>> start
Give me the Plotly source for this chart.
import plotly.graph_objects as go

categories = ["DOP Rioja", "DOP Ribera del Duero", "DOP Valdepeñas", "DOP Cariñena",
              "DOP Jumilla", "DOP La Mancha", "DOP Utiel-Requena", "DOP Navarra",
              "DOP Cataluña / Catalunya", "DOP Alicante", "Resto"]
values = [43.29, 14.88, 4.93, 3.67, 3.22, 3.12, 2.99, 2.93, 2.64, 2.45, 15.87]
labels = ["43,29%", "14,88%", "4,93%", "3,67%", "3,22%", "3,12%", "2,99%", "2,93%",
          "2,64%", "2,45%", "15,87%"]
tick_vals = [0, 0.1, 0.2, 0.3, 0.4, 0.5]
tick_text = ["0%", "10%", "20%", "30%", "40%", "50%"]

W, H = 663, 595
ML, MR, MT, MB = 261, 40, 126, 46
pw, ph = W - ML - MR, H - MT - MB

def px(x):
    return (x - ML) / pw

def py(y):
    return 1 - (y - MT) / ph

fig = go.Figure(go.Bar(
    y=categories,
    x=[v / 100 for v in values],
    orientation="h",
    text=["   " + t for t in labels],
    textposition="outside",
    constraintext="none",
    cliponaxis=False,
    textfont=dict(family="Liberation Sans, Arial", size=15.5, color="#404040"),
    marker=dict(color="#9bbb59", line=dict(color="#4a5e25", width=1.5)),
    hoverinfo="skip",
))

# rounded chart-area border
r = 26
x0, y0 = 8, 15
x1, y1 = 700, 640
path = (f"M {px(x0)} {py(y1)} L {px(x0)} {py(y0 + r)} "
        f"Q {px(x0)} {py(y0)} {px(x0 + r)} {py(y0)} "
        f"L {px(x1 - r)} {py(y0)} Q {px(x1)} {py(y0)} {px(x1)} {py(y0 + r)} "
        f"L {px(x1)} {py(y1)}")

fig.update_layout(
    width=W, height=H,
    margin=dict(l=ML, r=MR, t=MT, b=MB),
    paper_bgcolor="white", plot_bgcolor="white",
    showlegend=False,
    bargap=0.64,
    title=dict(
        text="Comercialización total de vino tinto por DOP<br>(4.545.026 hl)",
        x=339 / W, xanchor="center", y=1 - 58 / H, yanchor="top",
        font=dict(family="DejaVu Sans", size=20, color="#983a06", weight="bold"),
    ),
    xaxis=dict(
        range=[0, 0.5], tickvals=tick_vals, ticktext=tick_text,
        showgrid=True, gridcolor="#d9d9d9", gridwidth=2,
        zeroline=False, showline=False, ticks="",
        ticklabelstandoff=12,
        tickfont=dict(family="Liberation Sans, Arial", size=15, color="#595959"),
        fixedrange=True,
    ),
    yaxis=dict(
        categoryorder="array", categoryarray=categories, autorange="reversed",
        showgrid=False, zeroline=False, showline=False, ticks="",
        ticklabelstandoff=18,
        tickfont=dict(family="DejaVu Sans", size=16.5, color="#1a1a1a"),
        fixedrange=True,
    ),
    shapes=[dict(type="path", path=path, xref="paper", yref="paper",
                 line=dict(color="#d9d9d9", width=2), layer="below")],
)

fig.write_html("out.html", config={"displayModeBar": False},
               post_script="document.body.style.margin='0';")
>> end
>> start
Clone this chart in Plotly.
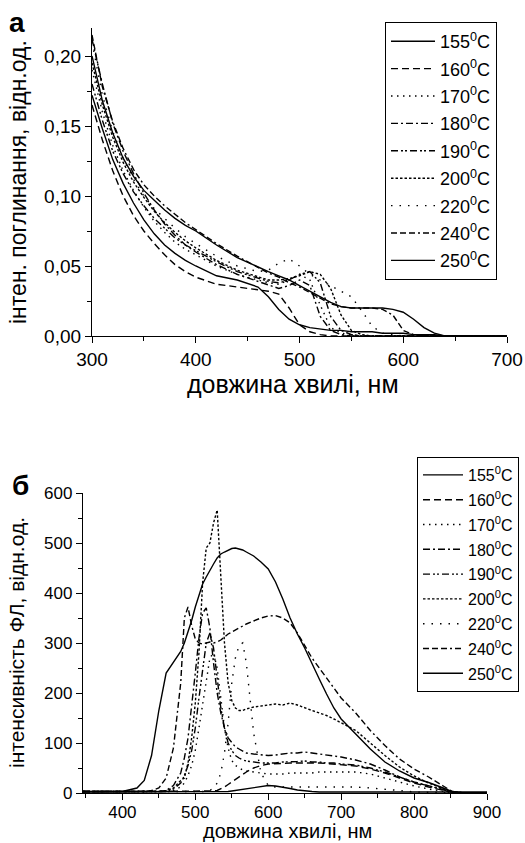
>> end
SHORT TASK:
Find "this". Copy every line it occurs in.

EXERCISE OUTPUT:
Give me the Plotly source for this chart.
Clone this chart in Plotly.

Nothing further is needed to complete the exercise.